C920 is a soft start capacitor. When it fails, the soft start function will be lost. After starting up, the saturation time of the switch tube V901 will immediately reach the design value, which will increase the impact on the switch tube at the moment of starting up and increase the possibility of the switch tube being broken down.
When you encounter a fault that breaks down the switch tube, do not rush to replace the switch tube. You should first remove the switch tube, then power on and measure the voltage at pin 14. If the voltage at pin 14 swings between 8 and 15V, and the swing takes about 1.5 seconds, it means that the TDA16846 is basically working normally; if the swing takes too long, it means that there is a problem with the external circuit at pin 2. After eliminating the fault of the external component at pin 2, install a new switch tube.

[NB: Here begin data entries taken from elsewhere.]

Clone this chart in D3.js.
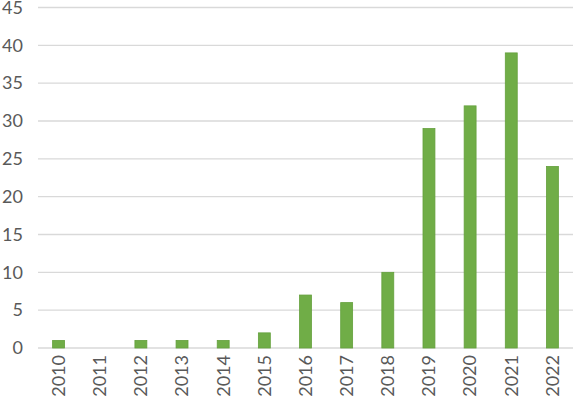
<!DOCTYPE html>
<html>
<head>
<meta charset="utf-8">
<script src="https://cdn.jsdelivr.net/npm/d3@7"></script>
<style>
  body { margin: 0; background: #fff; }
  text { font-family: Lato, "Open Sans", sans-serif; fill: #595959; }
</style>
</head>
<body>
<div id="chart"></div>
<script>
var years = ["2010","2011","2012","2013","2014","2015","2016","2017","2018","2019","2020","2021","2022"];
var counts = [1, 0, 1, 1, 1, 2, 7, 6, 10, 29, 32, 39, 24];
var yTicks = [0, 5, 10, 15, 20, 25, 30, 35, 40, 45];

var width = 575, height = 399;
var plotLeft = 38, plotRight = 573, plotTop = 7.5, plotBottom = 348;

var data = years.map(function (y, i) { return { year: y, count: counts[i] }; });

var svg = d3.select("#chart").append("svg")
    .attr("width", width)
    .attr("height", height);

var x = d3.scaleBand()
    .domain(years)
    .range([plotLeft, plotRight])
    .paddingInner(0.71)
    .paddingOuter(0.355);

var y = d3.scaleLinear()
    .domain([0, 45])
    .range([plotBottom, plotTop]);

// gridlines
svg.append("g")
  .selectAll("line")
  .data(yTicks)
  .enter()
  .append("line")
    .attr("x1", plotLeft)
    .attr("x2", plotRight)
    .attr("y1", function (d) { return y(d); })
    .attr("y2", function (d) { return y(d); })
    .attr("stroke", "#d9d9d9")
    .attr("stroke-width", 1.3);

// y tick labels
svg.append("g")
  .selectAll("text")
  .data(yTicks)
  .enter()
  .append("text")
    .attr("x", 23)
    .attr("y", function (d) { return y(d); })
    .attr("dy", "0.35em")
    .attr("text-anchor", "end")
    .style("font-size", "18px")
    .text(function (d) { return d; });

// bars
svg.append("g")
  .selectAll("rect")
  .data(data.filter(function (d) { return d.count > 0; }))
  .enter()
  .append("rect")
    .attr("x", function (d) { return x(d.year); })
    .attr("y", function (d) { return y(d.count); })
    .attr("width", x.bandwidth())
    .attr("height", function (d) { return y(0) - y(d.count); })
    .attr("fill", "#70ad47")
    .attr("stroke", "#64a03c")
    .attr("stroke-width", 0.8);

// x labels, rotated
svg.append("g")
  .selectAll("text")
  .data(years)
  .enter()
  .append("text")
    .attr("transform", function (d) {
      return "translate(" + (x(d) + x.bandwidth() / 2) + ",355) rotate(-90)";
    })
    .attr("dy", "0.35em")
    .attr("text-anchor", "end")
    .style("font-size", "18px")
    .text(function (d) { return d; });
</script>
</body>
</html>
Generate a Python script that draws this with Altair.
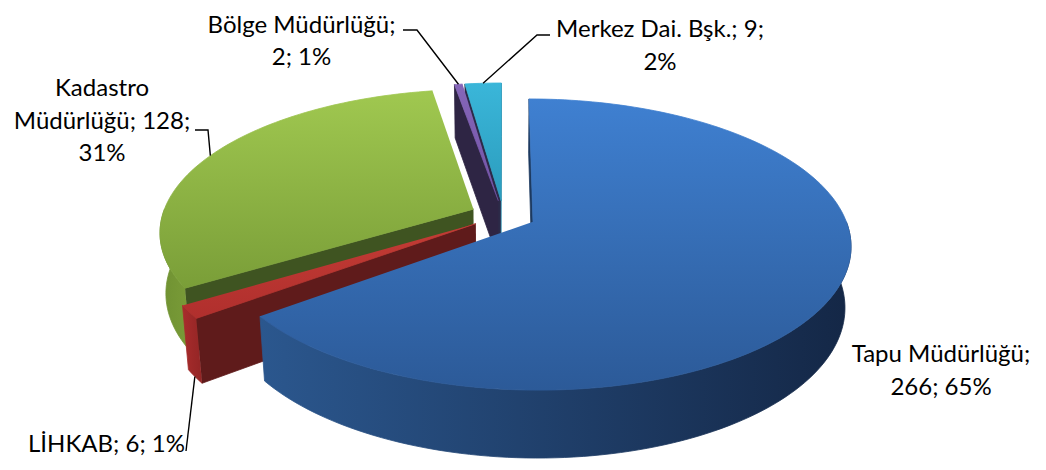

The switch tube can be replaced with 2SK1794, 2SK727, BUZ91A, 2SK2645, 2SK2488 and other models.
3.3 Output voltage is too high
The output voltage is too high, indicating that the saturation time of the switch tube increases, and the cause is a bad voltage stabilizing circuit. This power supply relies on the second voltage stabilizing circuit to stabilize the +B (+130V) voltage. When the second voltage stabilizing circuit fails, the first voltage stabilizing circuit will continue to stabilize the voltage. Because the voltage stabilization setting value of the first voltage stabilizing circuit is higher than that of the second voltage stabilizing circuit, the output voltage will increase. Therefore, when encountering an output voltage increase fault, you only need to check the second voltage stabilizing circuit (N902, V902, V904 and its peripheral components).